November 23, 2008: Wall·E
The folks from Pixar have dominated children’s animation for over a decade now, creating iconic stories and characters accessible to children and adults alike, not to mention generating unfathomable volumes of tie-in merchandise. From the first feature Toy Story in 1995, through a couple of (to my thinking) near-missteps along the way with A Bug’s Life and Monsters Inc, to more recent entries such as Finding Nemo and The Incredibles, moviegoers and critics the world over are amazed every time at how Pixar manages to bring some facet of the inanimate or fictional world to life. A number of short films througout this time have also permitted the realization of smaller stories, and helped to move the animation technology forward.
Wall·E takes us to earth’s future, where robots large and small have been tasked with cleaning up the mountains of garbage generated by humans, who have long since left the earth for space station resorts with all the creature comforts of home. Wall·E himself is a small garbage-cleaning robot and the only one evidently still functional after all these years, collecting bits and pieces of human memorabilia as he goes along. When a distinctly feminine probe robot (Eve) comes to earth to check and see whether the planet can sustain plant life again, a robot romance begins and as they zip around the galaxy, we learn that corruption remains a part of human nature even after all the harsh lessons of the harm it causes.
There is minimal dialogue in the film, with much of it being repetitive robotic words resembling english.

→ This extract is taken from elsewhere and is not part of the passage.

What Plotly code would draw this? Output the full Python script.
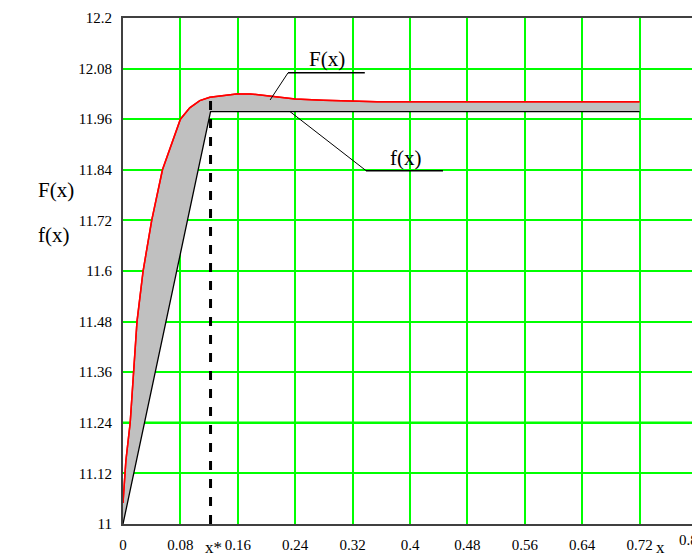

The anthropomorphized robots are expressive enough, however, that this is not a problem at all.
The trick Disney has managed to pull off here is to base an entire story around the fact that human overconsumption and smothering of nature has driven people to disengaged and unrecognizable lives, while at the same time Disney remains the poster child for corporations encouraging costly overconsumption and disengaged electronic existences staring at screens. To stand so boldly in the face of this irony is ballsy, to say the least. Good points are made, even if humans aren’t likely to take them to heart.
A nice little touch at the end of the film comes when the Pixar lamp (which forms the “I” in the company name in the intro) has its bulb changed to a compact fluorescent. Gotta keep with the times!